2021 California Oil Spill Becomes Call to Action for Environmentalists
Scott Breneman told a congressional subcommittee Monday about how his fishing business was upended by the Orange County oil spill discovered off California’s coast on October 1.
After a day of fishing 90 miles off the coast, “We were coming in the harbor and I detected a distinct odor of oil,” Breneman said.
He and his crew checked their boat engine but determined the odor was coming from somewhere else. He found out the source the next day, when state environmental officials put out a press release saying oil was found leaking from an underwater pipeline emanating near an offshore oil rig.
Sales from his fishing operations and his restaurant along the shore plummeted, “down 90 percent these past few weeks,” he told a House Natural Resources subcommittee during a field hearing in Irvine, Calif.
“I’m not sure how long this is going to last,” Breneman said. “It brought me to the realization that something out of our control can completely control your life.”
Although the hearing focused on the Orange County oil spill, it could just as easily have been about fossil fuels and the need for alternative energy.

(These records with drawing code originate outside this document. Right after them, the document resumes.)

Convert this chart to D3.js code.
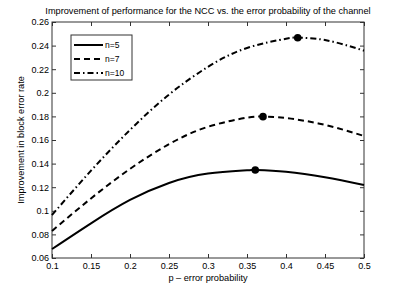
<!DOCTYPE html>
<html>
<head>
<meta charset="utf-8">
<script src="https://cdn.jsdelivr.net/npm/d3@7"></script>
<style>
  body { margin: 0; background: #fff; }
  svg { font-family: 'Liberation Sans', Arial, sans-serif; }
</style>
</head>
<body>
<div id="chart"></div>
<script>
const pValues = [0.1, 0.15, 0.2, 0.25, 0.3, 0.35, 0.4, 0.45, 0.5];
const n5 = [0.0676, 0.0894, 0.1092, 0.1236, 0.1316, 0.1343, 0.1331, 0.1285, 0.1219];
const n7 = [0.0829, 0.1105, 0.1355, 0.1565, 0.1712, 0.1789, 0.1786, 0.1728, 0.1634];
const n10 = [0.0964, 0.1340, 0.1685, 0.1985, 0.2220, 0.2380, 0.2458, 0.2447, 0.2357];
const peaks = [
  { key: 'n5', p: 0.3606, val: 0.1346 },
  { key: 'n7', p: 0.3705, val: 0.1798 },
  { key: 'n10', p: 0.415, val: 0.2467 },
];
const seriesKeys = ['n5', 'n7', 'n10'];
const seriesLabels = { n5: 'n=5', n7: 'n=7', n10: 'n=10' };
const xTicks = [0.1, 0.15, 0.2, 0.25, 0.3, 0.35, 0.4, 0.45, 0.5];
const yTicks = [0.06, 0.08, 0.1, 0.12, 0.14, 0.16, 0.18, 0.2, 0.22, 0.24, 0.26];

const makePlot = () => {
  const size = { width: 403, height: 291 };
  const margin = { top: 22, right: 39, bottom: 33, left: 52 };

  const svg = d3.select('#chart')
    .append('svg')
    .attr('width', size.width)
    .attr('height', size.height);

  const x = d3.scaleLinear()
    .domain([0.1, 0.5])
    .range([margin.left, size.width - margin.right]);
  const y = d3.scaleLinear()
    .domain([0.06, 0.26])
    .range([size.height - margin.bottom, margin.top]);

  const raw = { n5, n7, n10 };
  const data = seriesKeys.map((k) => {
    const pk = peaks.find((d) => d.key === k);
    const vals = pValues.map((p, i) => ({ p, val: raw[k][i] }));
    vals.push({ p: pk.p, val: pk.val });
    vals.sort((a, b) => a.p - b.p);
    return { key: k, values: vals };
  });

  const dash = { n5: null, n7: '6,4', n10: '6,3,1.5,3' };

  // axes box, ticks pointing in
  const fmt = (d) => String(+d.toFixed(2));
  const axisStyle = (g) => {
    g.select('.domain').remove();
    g.selectAll('line').attr('stroke', '#333');
    g.selectAll('text').attr('fill', '#000').style('font-size', '9px');
  };
  svg.append('g')
    .attr('transform', `translate(0,${y.range()[0]})`)
    .call(d3.axisBottom(x).tickValues(xTicks).tickSizeInner(-4).tickSizeOuter(0).tickPadding(5).tickFormat(fmt))
    .call(axisStyle);
  svg.append('g')
    .attr('transform', `translate(0,${y.range()[1]})`)
    .call(d3.axisTop(x).tickValues(xTicks).tickSizeInner(-4).tickSizeOuter(0).tickFormat(''))
    .call(axisStyle);
  svg.append('g')
    .attr('transform', `translate(${x.range()[0]},0)`)
    .call(d3.axisLeft(y).tickValues(yTicks).tickSizeInner(-4).tickSizeOuter(0).tickPadding(3).tickFormat(fmt))
    .call(axisStyle);
  svg.append('g')
    .attr('transform', `translate(${x.range()[1]},0)`)
    .call(d3.axisRight(y).tickValues(yTicks).tickSizeInner(-4).tickSizeOuter(0).tickFormat(''))
    .call(axisStyle);
  svg.append('rect')
    .attr('x', x.range()[0])
    .attr('y', y.range()[1])
    .attr('width', x.range()[1] - x.range()[0])
    .attr('height', y.range()[0] - y.range()[1])
    .attr('fill', 'none')
    .attr('stroke', '#333')
    .attr('stroke-width', 1);

  const line = d3.line()
    .curve(d3.curveNatural)
    .x((d) => x(d.p))
    .y((d) => y(d.val));

  svg.append('g')
    .selectAll('path')
    .data(data)
    .join('path')
    .attr('d', (d) => line(d.values))
    .attr('fill', 'none')
    .attr('stroke', '#000')
    .attr('stroke-width', 2)
    .attr('stroke-dasharray', (d) => dash[d.key]);

  svg.append('g')
    .selectAll('circle')
    .data(peaks)
    .join('circle')
    .attr('cx', (d) => x(d.p))
    .attr('cy', (d) => y(d.val))
    .attr('r', 3.8)
    .attr('fill', '#000');

  // title and axis labels
  svg.append('text')
    .attr('x', (x.range()[0] + x.range()[1]) / 2)
    .attr('y', 14)
    .attr('text-anchor', 'middle')
    .style('font-size', '9.2px')
    .text('Improvement of performance for the NCC vs. the error probability of the channel');
  svg.append('text')
    .attr('x', (x.range()[0] + x.range()[1]) / 2)
    .attr('y', 281)
    .attr('text-anchor', 'middle')
    .style('font-size', '9.2px')
    .text('p \u2013 error probability');
  svg.append('text')
    .attr('transform', `translate(24,${(y.range()[0] + y.range()[1]) / 2}) rotate(-90)`)
    .attr('text-anchor', 'middle')
    .style('font-size', '9.2px')
    .text('Improvement in block error rate');

  // legend
  const legend = svg.append('g').attr('transform', 'translate(71,35)');
  legend.append('rect')
    .attr('width', 61)
    .attr('height', 45)
    .attr('fill', '#fff')
    .attr('stroke', '#333');
  seriesKeys.forEach((k, i) => {
    const ly = 10 + i * 14;
    legend.append('line')
      .attr('x1', 3).attr('x2', 32)
      .attr('y1', ly).attr('y2', ly)
      .attr('stroke', '#000')
      .attr('stroke-width', 2)
      .attr('stroke-dasharray', dash[k]);
    legend.append('text')
      .attr('x', 34)
      .attr('y', ly + 3)
      .style('font-size', '8.5px')
      .text(seriesLabels[k]);
  });
};

makePlot();
</script>
</body>
</html>
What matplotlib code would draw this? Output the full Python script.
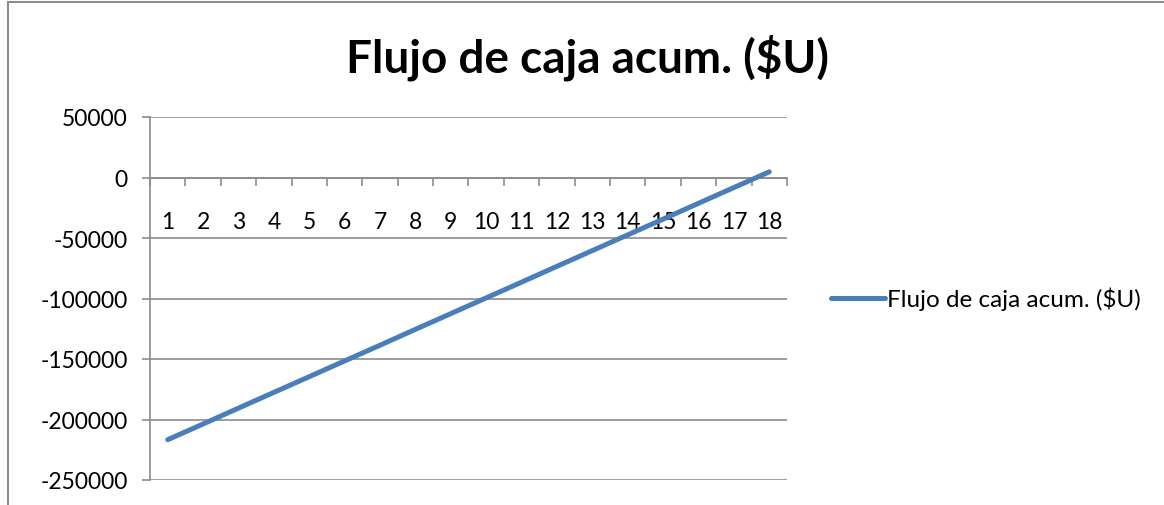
import matplotlib.pyplot as plt
from matplotlib.patches import Rectangle

# datos del grafico
periodos = list(range(1, 19))
flujo_acum = [-216700, -203700, -190600, -177600, -164600, -151600, -138600,
              -125500, -112500, -99500, -86500, -73400, -60400, -47400,
              -34400, -21300, -8300, 4700]
y_ticks = [50000, 0, -50000, -100000, -150000, -200000, -250000]
titulo = 'Flujo de caja acum. ($U)'

plt.rcParams['font.family'] = ['Lato', 'DejaVu Sans']

W, H = 1164, 506
fig = plt.figure(figsize=(W / 100, H / 100), dpi=100)
fig.patches.append(Rectangle((8 / W, -0.01), 1.2, 1 - 3 / H - (-0.01), transform=fig.transFigure,
                             fill=False, edgecolor='#8c8c8c', linewidth=1.5))

ax = fig.add_axes([150 / W, 1 - 481 / H, (787 - 150) / W, (481 - 118) / H])
ax.plot(periodos, flujo_acum, color='#4a7ebb', linewidth=3.6, solid_capstyle='round',
        label=titulo, zorder=3)

ax.set_xlim(0.5, 18.5)
ax.set_ylim(-250000, 50000)
ax.set_yticks(y_ticks)
ax.set_yticklabels([str(v) for v in y_ticks])
ax.yaxis.grid(True, color='#8c8c8c', linewidth=1.2)
ax.tick_params(axis='y', length=6, color='#8c8c8c', width=1.2, labelsize=16.5, pad=10)

# eje x cruzando en 0
for s in ['top', 'right']:
    ax.spines[s].set_visible(False)
ax.spines['bottom'].set_position(('data', 0))
ax.spines['bottom'].set_color('#8c8c8c')
ax.spines['bottom'].set_linewidth(1.2)
ax.spines['left'].set_color('#8c8c8c')
ax.spines['left'].set_linewidth(1.2)
ax.set_xticks(periodos)
ax.set_xticklabels([str(p) for p in periodos])
ax.set_xticks([p + 0.5 for p in [0] + periodos], minor=True)
ax.tick_params(axis='x', which='major', length=0, labelsize=16.5, pad=24)
ax.tick_params(axis='x', which='minor', length=6, color='#8c8c8c', width=1.2)
ax.set_axisbelow(True)

fig.text(587 / W, 1 - 58 / H, titulo, ha='center', va='center', fontsize=33, fontweight='bold')

ax.legend(loc='center left', bbox_to_anchor=(1.035, 0.5), frameon=False, fontsize=17.5,
          handlelength=2.2, handletextpad=0.1)

fig.savefig('out.png', dpi=100)
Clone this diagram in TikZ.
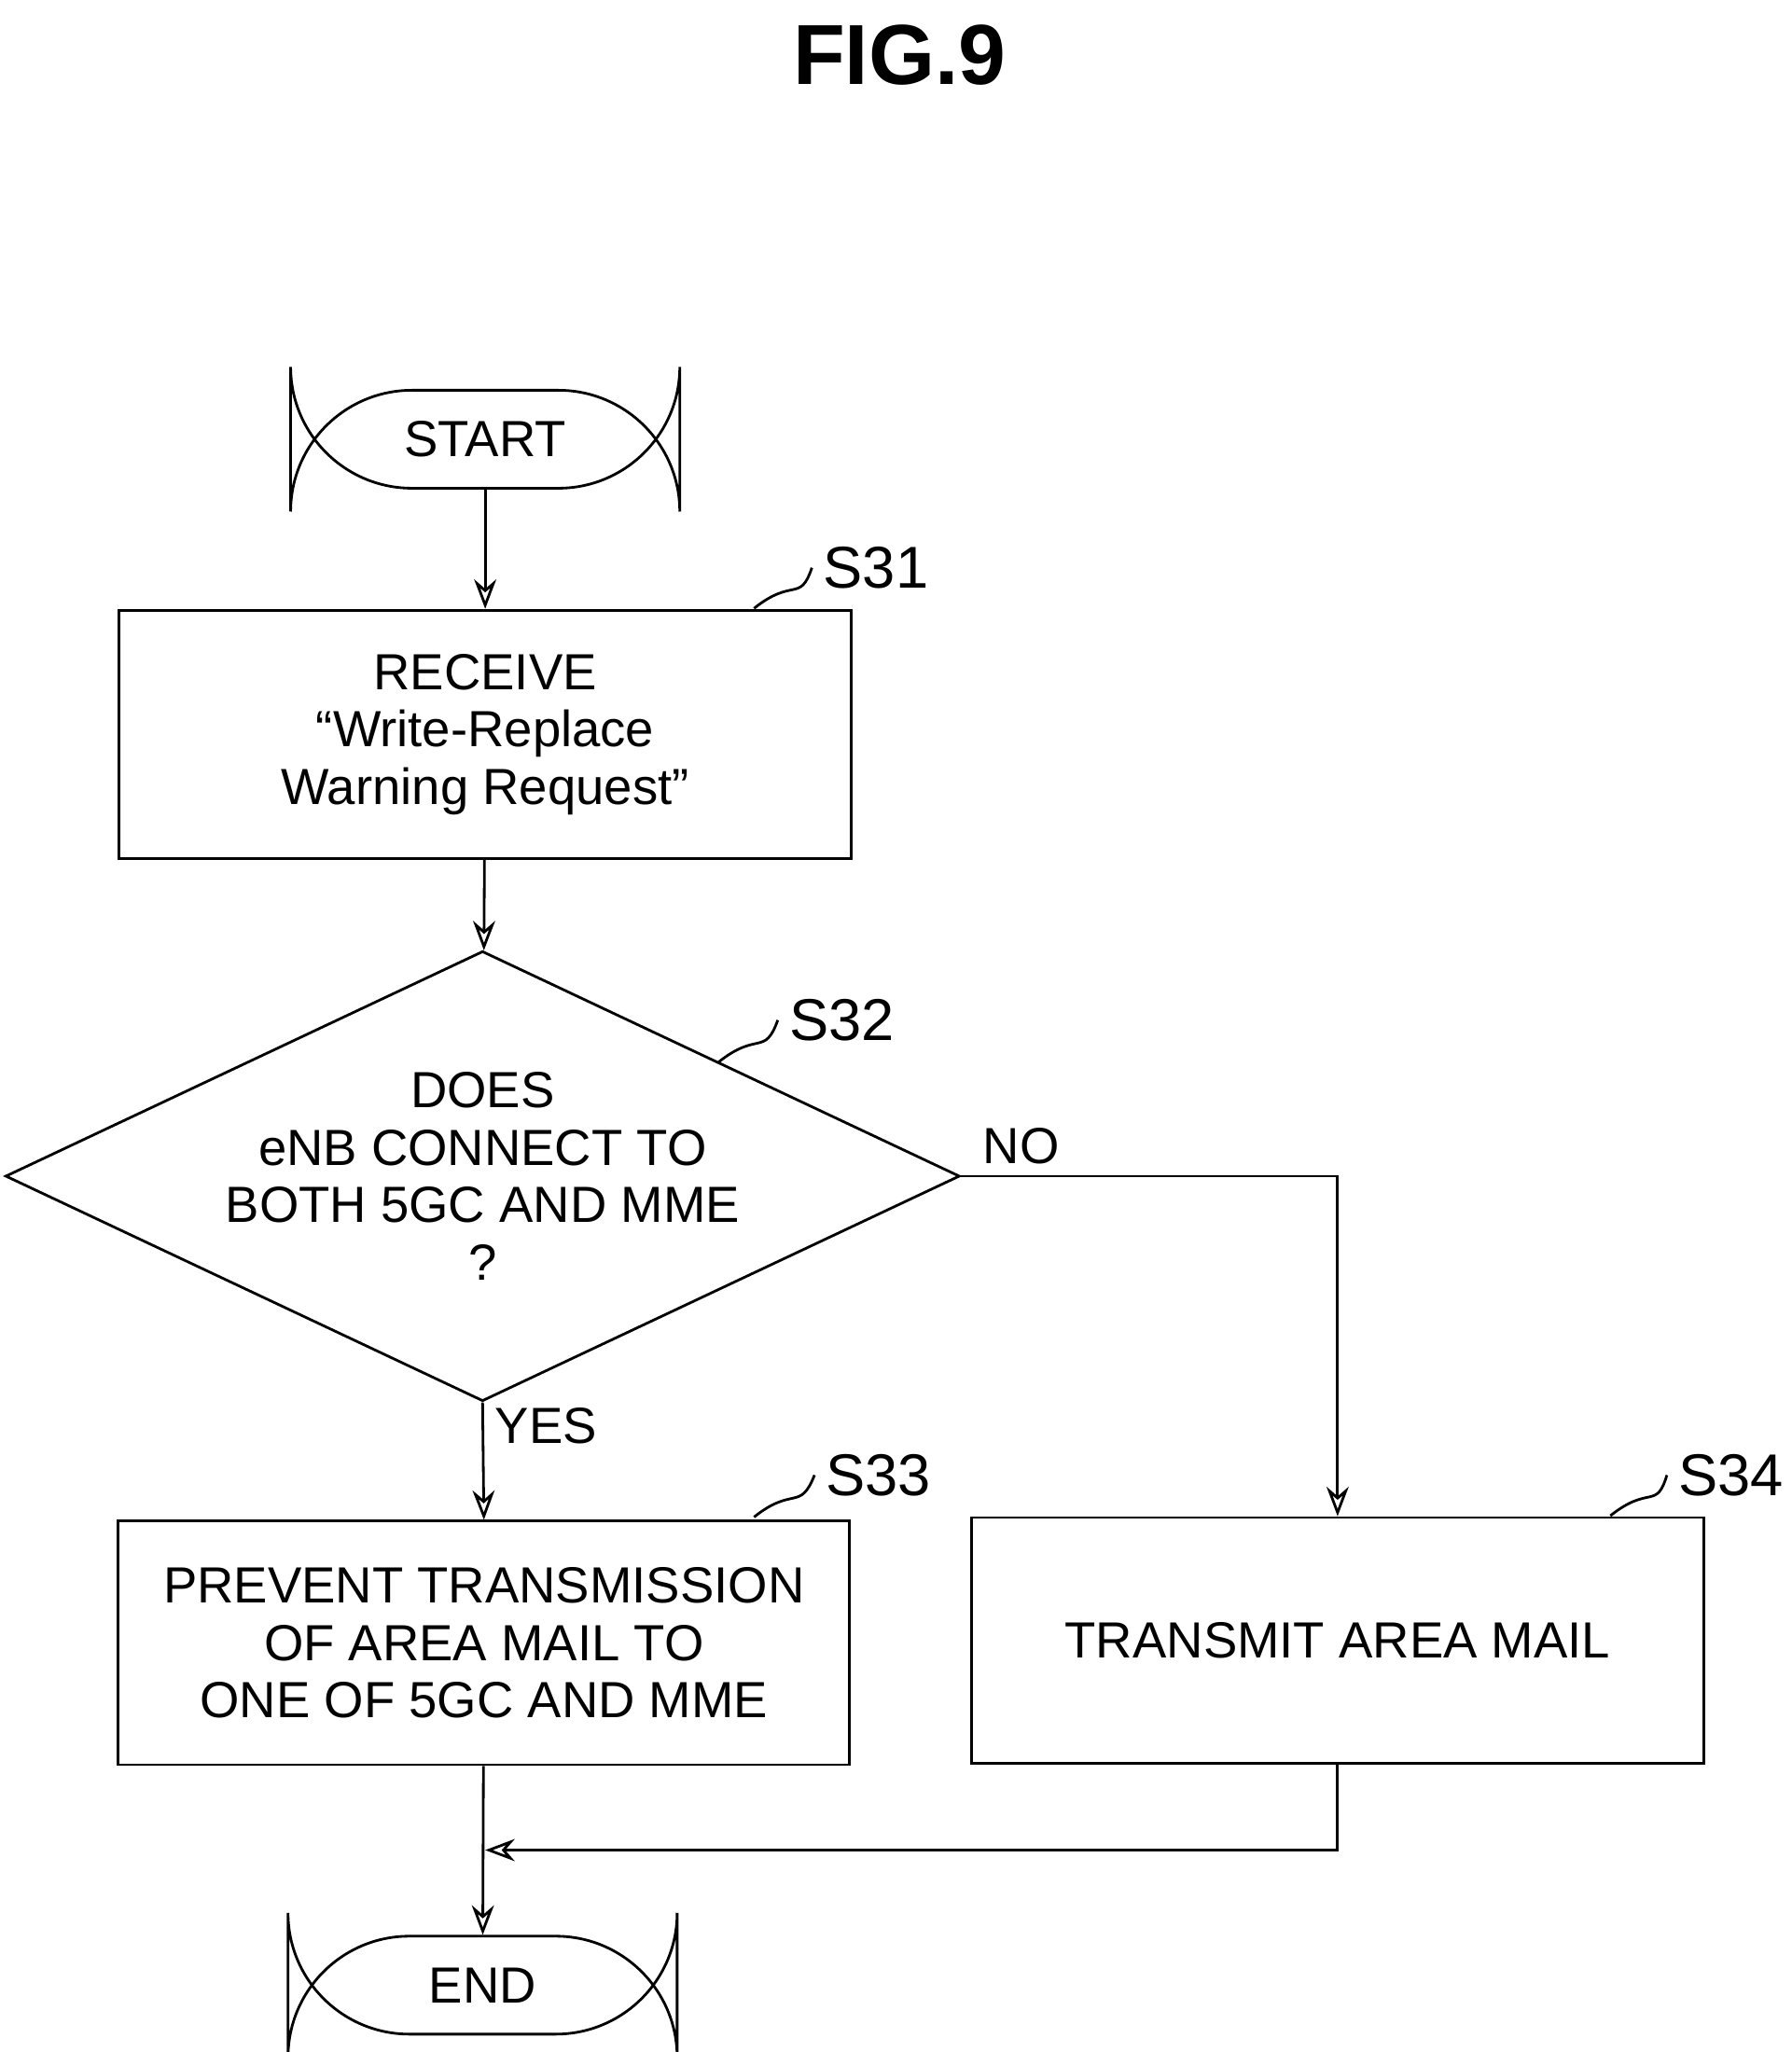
\documentclass[tikz,border=0pt]{standalone}
\usepackage{fontspec}
\setmainfont{Liberation Sans}
\usetikzlibrary{shapes.geometric,arrows.meta}
\tikzset{
  box/.style={draw, thick, rectangle, align=center},
  term/.style={draw, thick, rounded corners=37, minimum width=4.17cm, minimum height=1.05cm},
  dec/.style={draw, thick, diamond, aspect=2.12, inner sep=0pt, minimum width=9.93cm, minimum height=4.68cm, align=center},
  flow/.style={thick, -{Stealth[length=9pt, open]}},
  steplabel/.style={font=\fontsize{18}{20}\selectfont},
  lead/.style={thick}
}
\begin{document}
\begin{tikzpicture}[x=0.01405cm, y=-0.01405cm, font=\fontsize{15.5}{17.5}\selectfont]
\useasboundingbox (0,0) rectangle (1366,1565);
\node (T) at (686,42) {\fontsize{26}{28}\selectfont\bfseries FIG.9};
\node[term] (A) at (370,335) {START};
\node[box, minimum width=7.85cm, minimum height=2.66cm] (B) at (370,560) {RECEIVE\\``Write-Replace\\Warning Request''};
\node[dec] (C) at (368,897) {DOES\\eNB CONNECT TO\\BOTH 5GC AND MME\\?};
\node[box, minimum width=7.84cm, minimum height=2.61cm] (D) at (369,1253) {PREVENT TRANSMISSION\\OF AREA MAIL TO\\ONE OF 5GC AND MME};
\node[box, minimum width=7.85cm, minimum height=2.63cm] (E) at (1020,1251) {TRANSMIT AREA MAIL};
\node[term] (F) at (368,1514) {END};
% step labels
\node[steplabel] (L1) at (668,433) {S31};
\node[steplabel] (L2) at (642,778) {S32};
\node[steplabel] (L3) at (670,1125) {S33};
\node[steplabel] (L4) at (1320,1125) {S34};
\draw[lead] (575,464) .. controls (605,440) and (610,460) .. (L1.west);
\draw[lead] (548,810) .. controls (578,786) and (583,806) .. (L2.west);
\draw[lead] (575,1157) .. controls (605,1133) and (610,1153) .. (L3.west);
\draw[lead] (1228,1156) .. controls (1258,1132) and (1263,1152) .. (L4.west);
% connectors
\coordinate (M) at (370,1411);
\draw[flow] (A) -- (B);
\draw[flow] (B) -- (C);
\draw[flow] (C.south) -- (D.north) node[pos=0.2, right] {YES};
\draw[flow] (C.east) -| (E.north) node[pos=0.08, above] {NO};
\draw[flow] (E.south) |- (M);
\draw[flow] (D) -- (F);
\end{tikzpicture}
\end{document}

Lawmakers and expert witnesses bemoaned the increasingly deep hurt the oil industry is inflicting on the climate while pledging to find better options.
“The risks simply aren’t worth it,” Rep. Mike Levin, D-Calif., said about offshore oil drilling.
He said he spoke with his constituents about oil drilling and found the only ones who support it are oil industry executives and employees.
Rep. Sara Jacobs, D-Calif., said preparedness for oil spills needs to be improved as the United States only slowly weans itself off its addiction to fossil fuels.
“This is likely not to be the last one we see,” she said as the cleanup from the October spill continues off the coast of her home district near San Diego.
The Business Alliance for Protecting the Pacific Coast estimates California’s ocean economy contributes $53.4 billion to the state’s annual economy.
The spill was first reported to federal authorities by a passing ship whose crew spotted an oil slick on the evening of October 1. The next day, Huntington Beach officials closed their normally crowded beach as crude oil began washing ashore.
A quick investigation by the Coast Guard and commercial divers found a 17.7-mile pipeline connecting offshore oil platforms with the shore had been displaced, most likely after being dragged by a ship’s anchor. The pipeline is operated by Beta Offshore, a Long Beach unit of Houston’s Amplify Energy.
The Coast Guard estimated the roughly 25,000 gallon spill spread over 8,320 acres of the ocean’s surface. The last California spill of similar size was the 2015 Refugio oil spill in Santa Barbara County, which took four months to clean up.
California Department of Justice officials say they are working with federal, state and local authorities to find the exact cause of the spill.
Meanwhile, federal and state officials are turning to what can be done to help local businesses recover. Some of the heaviest damage fell on fishermen, tourist resorts and beachfront restaurants in the Huntington Beach area.
One proposal in only its early talking stages in Congress is $20 million in disaster relief funds. Another one would dedicate some of the Biden administration’s Build Back Better Plan environmental funding to recover from the damage.
Michael H. Ziccardi, a University of California at Davis veterinarian, said wildlife contaminated by oil at Huntington Beach included seven rare snowy plover birds and at least one dolphin that had to be euthanized.
He drew parallels to the 2010 Deepwater Horizon oil spill near New Orleans when he talked about still undetermined risks to corals that form the cradle of sea life.
There is a chance of long-term effects,” Ziccardi said.
The Deepwater Horizon explosion and oil leak was the biggest offshore oil spill in history. It damaged sensitive corals lying deep in the ocean.
Vipe Desai, founding member of the Business Alliance for Protecting the Pacific Coast, said the Orange County spill could be turned into an opportunity if political leaders use it as a wake-up call.
“Clean energy and offshore wind energy would be welcomed by California businesses,” Desai said.